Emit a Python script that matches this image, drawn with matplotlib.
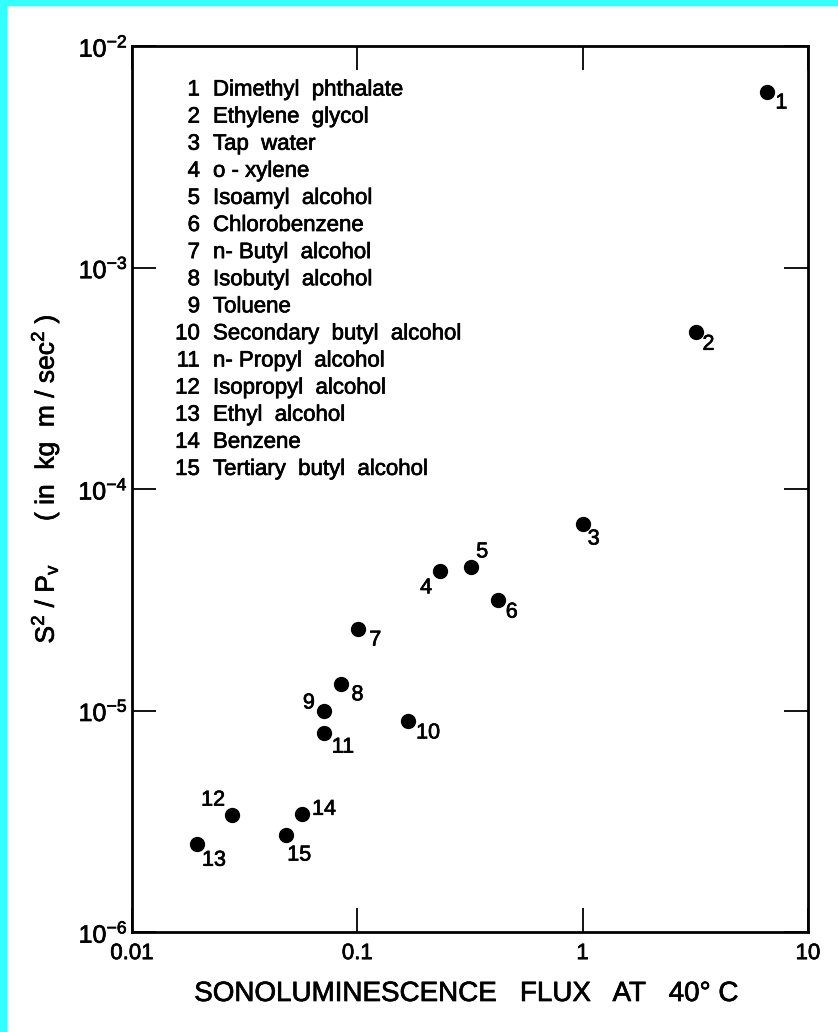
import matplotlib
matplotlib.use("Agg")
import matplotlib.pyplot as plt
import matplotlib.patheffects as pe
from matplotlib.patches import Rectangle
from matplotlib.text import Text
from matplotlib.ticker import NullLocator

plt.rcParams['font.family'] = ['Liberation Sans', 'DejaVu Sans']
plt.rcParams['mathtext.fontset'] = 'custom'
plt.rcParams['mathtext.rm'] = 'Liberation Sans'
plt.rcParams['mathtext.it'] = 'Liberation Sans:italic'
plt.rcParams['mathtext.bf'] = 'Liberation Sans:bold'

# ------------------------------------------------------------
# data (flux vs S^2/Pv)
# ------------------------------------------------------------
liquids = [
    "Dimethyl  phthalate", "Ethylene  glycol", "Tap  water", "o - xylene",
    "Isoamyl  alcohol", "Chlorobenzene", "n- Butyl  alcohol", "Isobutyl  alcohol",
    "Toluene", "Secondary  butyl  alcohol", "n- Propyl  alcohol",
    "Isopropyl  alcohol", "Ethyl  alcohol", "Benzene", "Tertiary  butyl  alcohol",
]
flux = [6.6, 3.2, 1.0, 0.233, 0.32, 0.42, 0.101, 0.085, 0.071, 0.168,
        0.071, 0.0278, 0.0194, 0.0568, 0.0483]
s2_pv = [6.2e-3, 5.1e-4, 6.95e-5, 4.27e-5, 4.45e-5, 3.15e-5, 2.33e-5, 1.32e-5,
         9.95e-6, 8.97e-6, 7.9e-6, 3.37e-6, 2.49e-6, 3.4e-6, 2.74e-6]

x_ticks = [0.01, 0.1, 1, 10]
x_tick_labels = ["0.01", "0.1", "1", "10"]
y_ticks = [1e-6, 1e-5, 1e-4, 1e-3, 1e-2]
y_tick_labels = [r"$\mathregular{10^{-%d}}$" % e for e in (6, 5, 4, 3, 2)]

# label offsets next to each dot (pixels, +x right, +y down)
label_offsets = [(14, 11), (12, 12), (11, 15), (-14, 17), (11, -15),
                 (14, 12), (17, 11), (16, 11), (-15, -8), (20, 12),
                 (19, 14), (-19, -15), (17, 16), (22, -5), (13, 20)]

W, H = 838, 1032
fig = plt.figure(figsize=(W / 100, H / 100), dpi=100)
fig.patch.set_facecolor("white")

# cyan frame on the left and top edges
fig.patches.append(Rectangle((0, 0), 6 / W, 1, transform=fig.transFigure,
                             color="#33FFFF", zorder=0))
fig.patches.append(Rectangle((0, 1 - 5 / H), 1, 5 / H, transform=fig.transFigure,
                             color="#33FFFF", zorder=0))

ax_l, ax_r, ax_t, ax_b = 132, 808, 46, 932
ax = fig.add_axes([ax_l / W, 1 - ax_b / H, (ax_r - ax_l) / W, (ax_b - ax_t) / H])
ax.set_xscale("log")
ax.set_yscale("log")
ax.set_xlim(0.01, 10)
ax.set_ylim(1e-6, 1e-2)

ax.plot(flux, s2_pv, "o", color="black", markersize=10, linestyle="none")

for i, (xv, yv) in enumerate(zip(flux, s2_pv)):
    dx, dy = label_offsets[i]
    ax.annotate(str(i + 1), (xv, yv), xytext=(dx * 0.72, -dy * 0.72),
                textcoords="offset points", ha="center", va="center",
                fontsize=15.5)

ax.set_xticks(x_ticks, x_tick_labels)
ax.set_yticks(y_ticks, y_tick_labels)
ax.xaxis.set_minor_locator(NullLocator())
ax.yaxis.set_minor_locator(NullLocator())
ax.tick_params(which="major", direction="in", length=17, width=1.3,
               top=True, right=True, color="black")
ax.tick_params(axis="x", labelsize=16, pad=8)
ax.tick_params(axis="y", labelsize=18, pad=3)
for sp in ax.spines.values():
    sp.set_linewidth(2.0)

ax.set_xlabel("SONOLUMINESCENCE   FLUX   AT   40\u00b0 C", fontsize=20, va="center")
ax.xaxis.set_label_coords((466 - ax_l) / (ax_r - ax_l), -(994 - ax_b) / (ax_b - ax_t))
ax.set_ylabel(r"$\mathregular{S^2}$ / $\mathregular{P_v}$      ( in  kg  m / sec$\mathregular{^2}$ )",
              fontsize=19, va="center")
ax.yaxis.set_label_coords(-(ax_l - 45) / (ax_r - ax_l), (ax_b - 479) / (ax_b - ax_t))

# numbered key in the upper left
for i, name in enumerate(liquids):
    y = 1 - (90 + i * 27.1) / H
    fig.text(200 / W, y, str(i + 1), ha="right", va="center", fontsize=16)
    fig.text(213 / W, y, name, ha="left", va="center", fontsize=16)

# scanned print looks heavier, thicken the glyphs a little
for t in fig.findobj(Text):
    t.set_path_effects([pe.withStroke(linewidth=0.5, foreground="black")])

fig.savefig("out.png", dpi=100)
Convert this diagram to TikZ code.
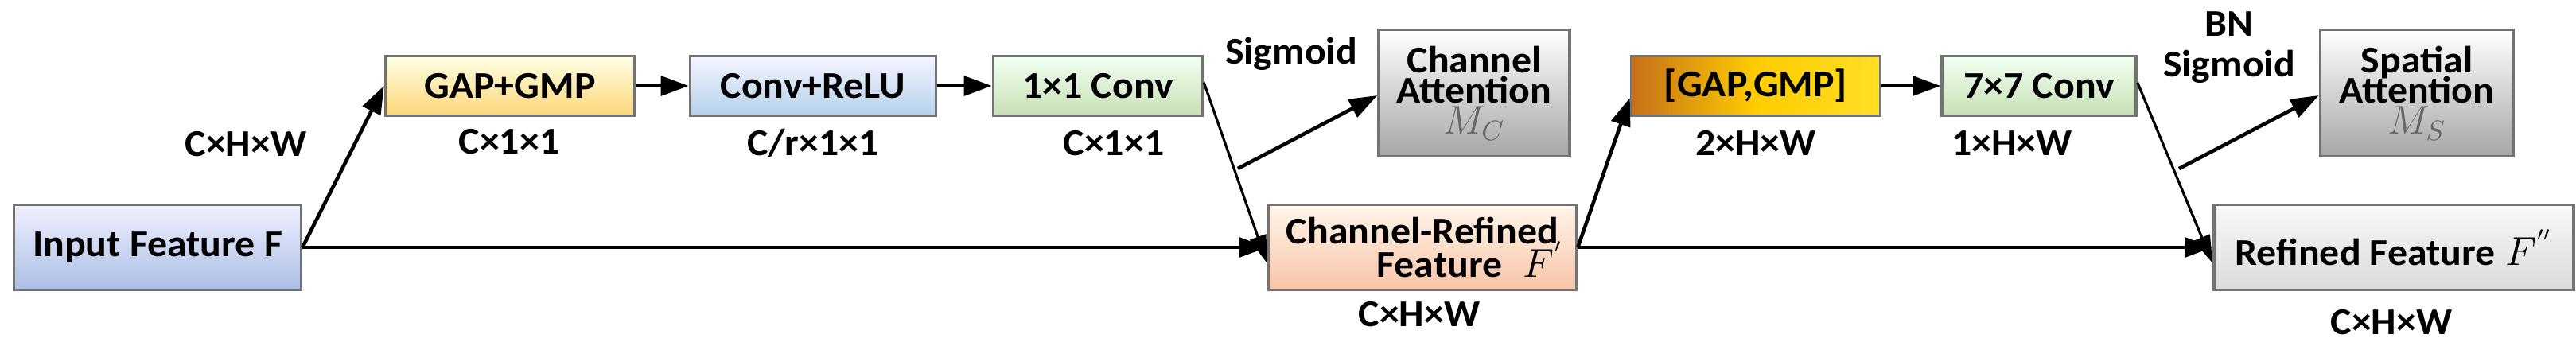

=====

• _Work to complete_
Copy each line in full and exactly, omitting any picture.

• _Full solution_
Emit a Python script that matches this image, drawn with matplotlib.
import matplotlib
matplotlib.use("Agg")
import matplotlib.pyplot as plt
import matplotlib.patheffects as pe
from matplotlib.patches import Rectangle
from matplotlib.text import Text
from matplotlib.ticker import NullLocator

plt.rcParams['font.family'] = ['Liberation Sans', 'DejaVu Sans']
plt.rcParams['mathtext.fontset'] = 'custom'
plt.rcParams['mathtext.rm'] = 'Liberation Sans'
plt.rcParams['mathtext.it'] = 'Liberation Sans:italic'
plt.rcParams['mathtext.bf'] = 'Liberation Sans:bold'

# ------------------------------------------------------------
# data (flux vs S^2/Pv)
# ------------------------------------------------------------
liquids = [
    "Dimethyl  phthalate", "Ethylene  glycol", "Tap  water", "o - xylene",
    "Isoamyl  alcohol", "Chlorobenzene", "n- Butyl  alcohol", "Isobutyl  alcohol",
    "Toluene", "Secondary  butyl  alcohol", "n- Propyl  alcohol",
    "Isopropyl  alcohol", "Ethyl  alcohol", "Benzene", "Tertiary  butyl  alcohol",
]
flux = [6.6, 3.2, 1.0, 0.233, 0.32, 0.42, 0.101, 0.085, 0.071, 0.168,
        0.071, 0.0278, 0.0194, 0.0568, 0.0483]
s2_pv = [6.2e-3, 5.1e-4, 6.95e-5, 4.27e-5, 4.45e-5, 3.15e-5, 2.33e-5, 1.32e-5,
         9.95e-6, 8.97e-6, 7.9e-6, 3.37e-6, 2.49e-6, 3.4e-6, 2.74e-6]

x_ticks = [0.01, 0.1, 1, 10]
x_tick_labels = ["0.01", "0.1", "1", "10"]
y_ticks = [1e-6, 1e-5, 1e-4, 1e-3, 1e-2]
y_tick_labels = [r"$\mathregular{10^{-%d}}$" % e for e in (6, 5, 4, 3, 2)]

# label offsets next to each dot (pixels, +x right, +y down)
label_offsets = [(14, 11), (12, 12), (11, 15), (-14, 17), (11, -15),
                 (14, 12), (17, 11), (16, 11), (-15, -8), (20, 12),
                 (19, 14), (-19, -15), (17, 16), (22, -5), (13, 20)]

W, H = 838, 1032
fig = plt.figure(figsize=(W / 100, H / 100), dpi=100)
fig.patch.set_facecolor("white")

# cyan frame on the left and top edges
fig.patches.append(Rectangle((0, 0), 6 / W, 1, transform=fig.transFigure,
                             color="#33FFFF", zorder=0))
fig.patches.append(Rectangle((0, 1 - 5 / H), 1, 5 / H, transform=fig.transFigure,
                             color="#33FFFF", zorder=0))

ax_l, ax_r, ax_t, ax_b = 132, 808, 46, 932
ax = fig.add_axes([ax_l / W, 1 - ax_b / H, (ax_r - ax_l) / W, (ax_b - ax_t) / H])
ax.set_xscale("log")
ax.set_yscale("log")
ax.set_xlim(0.01, 10)
ax.set_ylim(1e-6, 1e-2)

ax.plot(flux, s2_pv, "o", color="black", markersize=10, linestyle="none")

for i, (xv, yv) in enumerate(zip(flux, s2_pv)):
    dx, dy = label_offsets[i]
    ax.annotate(str(i + 1), (xv, yv), xytext=(dx * 0.72, -dy * 0.72),
                textcoords="offset points", ha="center", va="center",
                fontsize=15.5)

ax.set_xticks(x_ticks, x_tick_labels)
ax.set_yticks(y_ticks, y_tick_labels)
ax.xaxis.set_minor_locator(NullLocator())
ax.yaxis.set_minor_locator(NullLocator())
ax.tick_params(which="major", direction="in", length=17, width=1.3,
               top=True, right=True, color="black")
ax.tick_params(axis="x", labelsize=16, pad=8)
ax.tick_params(axis="y", labelsize=18, pad=3)
for sp in ax.spines.values():
    sp.set_linewidth(2.0)

ax.set_xlabel("SONOLUMINESCENCE   FLUX   AT   40\u00b0 C", fontsize=20, va="center")
ax.xaxis.set_label_coords((466 - ax_l) / (ax_r - ax_l), -(994 - ax_b) / (ax_b - ax_t))
ax.set_ylabel(r"$\mathregular{S^2}$ / $\mathregular{P_v}$      ( in  kg  m / sec$\mathregular{^2}$ )",
              fontsize=19, va="center")
ax.yaxis.set_label_coords(-(ax_l - 45) / (ax_r - ax_l), (ax_b - 479) / (ax_b - ax_t))

# numbered key in the upper left
for i, name in enumerate(liquids):
    y = 1 - (90 + i * 27.1) / H
    fig.text(200 / W, y, str(i + 1), ha="right", va="center", fontsize=16)
    fig.text(213 / W, y, name, ha="left", va="center", fontsize=16)

# scanned print looks heavier, thicken the glyphs a little
for t in fig.findobj(Text):
    t.set_path_effects([pe.withStroke(linewidth=0.5, foreground="black")])

fig.savefig("out.png", dpi=100)
Convert this diagram to TikZ code.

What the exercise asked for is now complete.